My blog post is titled “How should I store currency values in SQL Server?”. Knowing the history of accountants doing it wrong is interesting, but ultimately irrelevant. This post stems from a series I’m writing about how the storage engine persists data, and as a data professional working with SQL Server in 2020, I’m going to use DECIMAL with a high precision starting at (19,4) when it comes to currencies, unless there is a good use case otherwise. No one is arguing that point. The fact that some people use BIGINT instead of MONEY is an interesting tangent, but ultimately meaningless *to the database engine* because they’re persisted the same way on disk and in memory. That’s the point of this post (and tomorrow’s post explores in detail why FLOAT is a terrible choice for currency). I appreciate your comments, and hope you stop by in the future. You are welcome to continue discussing this with me on Twitter.

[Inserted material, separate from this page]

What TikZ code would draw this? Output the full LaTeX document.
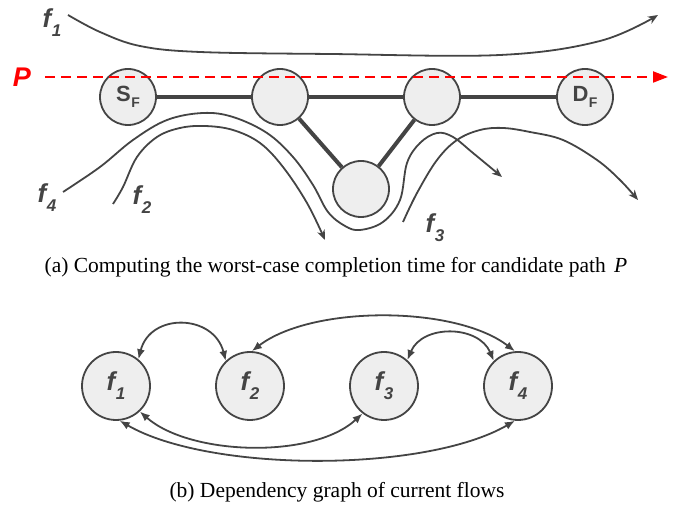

What’s your definition of “real world”? I mentioned this in the first comment…accountants can do some odd things with data. Here’s one. Large companies often have the concept of “controls” on their reports and data extracts. Something like, I know this report is accurate if I can do some crazy math against 2 summary/control accounts, and the number gets put in the footer or a control file. Often this is modulo math on multiple columns, but that’s really just multiplication, right? This was done, as Joe Celko mentioned above, b/c older acctg systems may use PIC(x) in cobol when the dbms stores both as MONEY or a column where the underlying UOM is a currency. Having a control file gives a warm fuzzy that something wasn’t rounded/trunc’d. You may say that is stupid in 2020 and computers don’t make basic errors like that and a control file/footer is unnecessary. But then why do most acct systems still actually store their data like an old school green bar accting book with DB/CR entries? Answer: because that’s what it takes to make the accountants feel good. In today’s world we do the same thing with “control files”, just using more modern technologies such as hashing or bin_checksum(). In 2020 this is a terrible implementation but unfortunately we still see and need to understand the WHY of it.